Sen. Roger Wicker defended his conservative record and credentials Friday in the wake of a Tea Party blogger’s suggestion that Wicker and Tennessee Sen. Bob Corker “in particular make exciting prospects for the Tea Party movement.”
Erick Erickson, writing for the Internet site RedState.com, listed Corker, Wicker and all eight other incumbent Republicans slated to stand in 2012 as potential Tea Party targets.
“When you’re in this job or any political position you realize voters’ choices. I am certainly mindful of it. I think conservatives like me and Mr. Erickson better stand by concentrating on reducing excesses and winning the presidency in 2012, and that is very achievable,” Wicker said.
Erickson said Wednesday in a posting that all 10 Republicans slated to run in 2012 could be targeted, but he specifically noted Wicker and Corker.
In addition to Wicker and Corker, the potential GOP incumbent candidates are John Barasso, Wyoming; Scott Brown, Massachusetts; John Ensign, Nevada; Orrin Hatch, Utah; Kay Bailey Hutchison, Texas; Jon Kyl, Arizona; Richard Lugar, Indiana; and Olympia Snowe, Maine.

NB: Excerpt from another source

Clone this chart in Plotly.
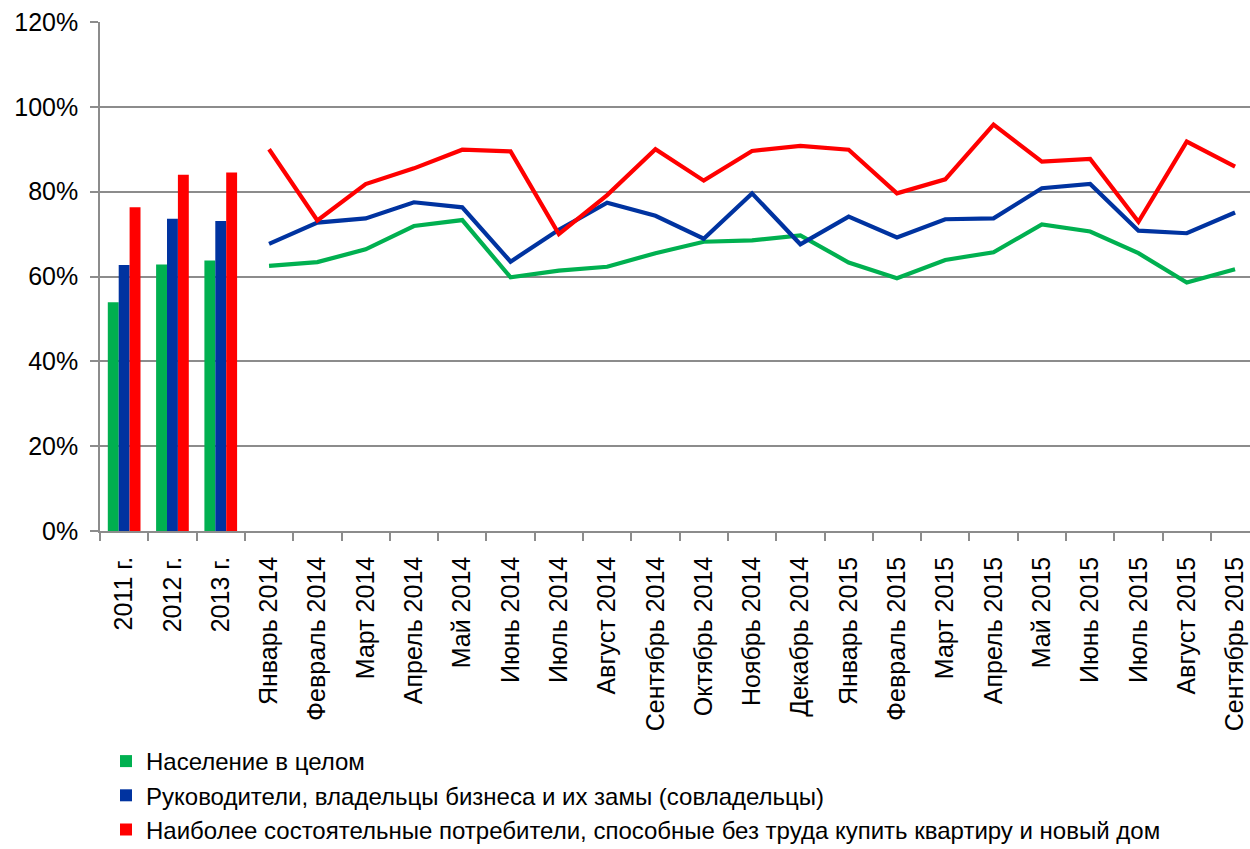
import plotly.graph_objects as go

categories = ["2011 г.", "2012 г.", "2013 г.",
              "Январь 2014", "Февраль 2014", "Март 2014", "Апрель 2014", "Май 2014",
              "Июнь 2014", "Июль 2014", "Август 2014", "Сентябрь 2014", "Октябрь 2014",
              "Ноябрь 2014", "Декабрь 2014", "Январь 2015", "Февраль 2015", "Март 2015",
              "Апрель 2015", "Май 2015", "Июнь 2015", "Июль 2015", "Август 2015",
              "Сентябрь 2015"]
year_cats = categories[:3]
month_cats = categories[3:]

series_names = ["Население в целом",
                "Руководители, владельцы бизнеса и их замы (совладельцы)",
                "Наиболее состоятельные потребители, способные без труда купить квартиру и новый дом"]

# yearly values (bars)
pop_years = [0.539, 0.628, 0.638]
biz_years = [0.627, 0.736, 0.731]
rich_years = [0.763, 0.840, 0.845]

# monthly values (lines), Jan 2014 - Sep 2015
pop_months = [0.625, 0.634, 0.664, 0.719, 0.733, 0.598, 0.614, 0.623, 0.655, 0.682,
              0.685, 0.697, 0.633, 0.596, 0.639, 0.657, 0.723, 0.706, 0.655, 0.586, 0.617]
biz_months = [0.677, 0.727, 0.737, 0.775, 0.763, 0.635, 0.710, 0.774, 0.743, 0.689,
              0.796, 0.676, 0.741, 0.692, 0.735, 0.737, 0.808, 0.818, 0.708, 0.702, 0.751]
rich_months = [0.900, 0.732, 0.818, 0.855, 0.899, 0.895, 0.700, 0.792, 0.900, 0.826,
               0.896, 0.908, 0.899, 0.796, 0.829, 0.958, 0.871, 0.877, 0.729, 0.918, 0.859]

colors = ["#00B050", "#0033A0", "#FF0000"]
year_vals = [pop_years, biz_years, rich_years]
month_vals = [pop_months, biz_months, rich_months]

FONT = "Liberation Sans, Arial, sans-serif"

fig = go.Figure()
for name, c, yv in zip(series_names, colors, year_vals):
    fig.add_trace(go.Bar(x=year_cats, y=yv, name=name, marker_color=c,
                         marker_line_width=0, legendgroup=name, showlegend=True))
for name, c, mv in zip(series_names, colors, month_vals):
    fig.add_trace(go.Scatter(x=month_cats, y=mv, name=name, mode="lines",
                             line=dict(color=c, width=4.2), legendgroup=name,
                             showlegend=False))

W, H = 1250, 849
left, top, bottom_px = 100, 22, 531
fig.update_layout(
    width=W, height=H,
    margin=dict(l=left, r=0, t=top, b=H - bottom_px, pad=0, autoexpand=False),
    paper_bgcolor="white", plot_bgcolor="white",
    barmode="group", bargap=0.323, bargroupgap=0,
    font=dict(family=FONT, size=24, color="black"),
    legend=dict(orientation="v", xref="container", yref="container",
                x=106 / W, y=1 - 739 / H, xanchor="left", yanchor="top",
                font=dict(family=FONT, size=24, color="black"),
                bgcolor="rgba(0,0,0,0)", traceorder="normal",
                itemwidth=30, tracegroupgap=8),
    showlegend=True,
)
fig.update_xaxes(
    type="category", categoryorder="array", categoryarray=categories,
    range=[-0.5, -0.5 + (W - left) / 48.3], automargin=False,
    tickangle=-90, tickson="boundaries", ticks="outside", ticklen=8,
    tickcolor="#8c8c8c", tickwidth=1.5,
    showline=True, linecolor="#8c8c8c", linewidth=1.5,
    showgrid=False, tickfont=dict(family=FONT, size=25, color="black"),
    ticklabelstandoff=14,
)
fig.update_yaxes(
    range=[0, 1.2], dtick=0.2, tickformat=".0%", automargin=False,
    ticks="outside", ticklen=8, tickcolor="#8c8c8c", tickwidth=1.5,
    showline=True, linecolor="#8c8c8c", linewidth=1.5,
    showgrid=True, gridcolor="#8c8c8c", gridwidth=1.5,
    zeroline=False, tickfont=dict(family=FONT, size=25, color="black"),
    ticklabelstandoff=7,
)

fig.write_html("out.html", config={"displayModeBar": False},
               post_script="document.body.style.margin='0';"
                           "document.body.style.overflow='hidden';")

Erickson wrote, “Now, before you all get giddy about Olympia Snowe, I would respectfully suggest that Corker, Hatch, Hutchison, Lugar, and Wicker make better targets as we have a much greater certainty of both beating them in primaries and also winning the general election.”
Wicker said Republicans need to “keep our eyes on the prize. Anyone can check my voting record which a very solidly conservative voting record and recognize how highly rated my record is by conservative rating groups.”
He added that 2012 shapes up as “strikingly similar” to 1980, when Republicans nominated Ronald Reagan to run against incumbent Democrat Jimmy Carter, a politically weakened president. Reagan won the first of his two terms, sending Carter home after one term.
Sen. Thad Cochran, when asked about Wicker’s name on the list, expressed surprise. “I cannot imagine why his name is there,” said Cochran, who was elected to the House in 1972 and to the Senate in 1978. “He is a conservative.”
About the Tea Party generally, Cochran said, “I remember when I first was elected to the House that farmers by the thousands came to Washington to protest what they viewed as ill treatment by the government. I had never seen that kind of demonstration before. It made Congress pay attention, and I think we are better off because people can express themselves in that way.”
Cochran’s next election is set in 2014. He has not indicated whether he will seek another term.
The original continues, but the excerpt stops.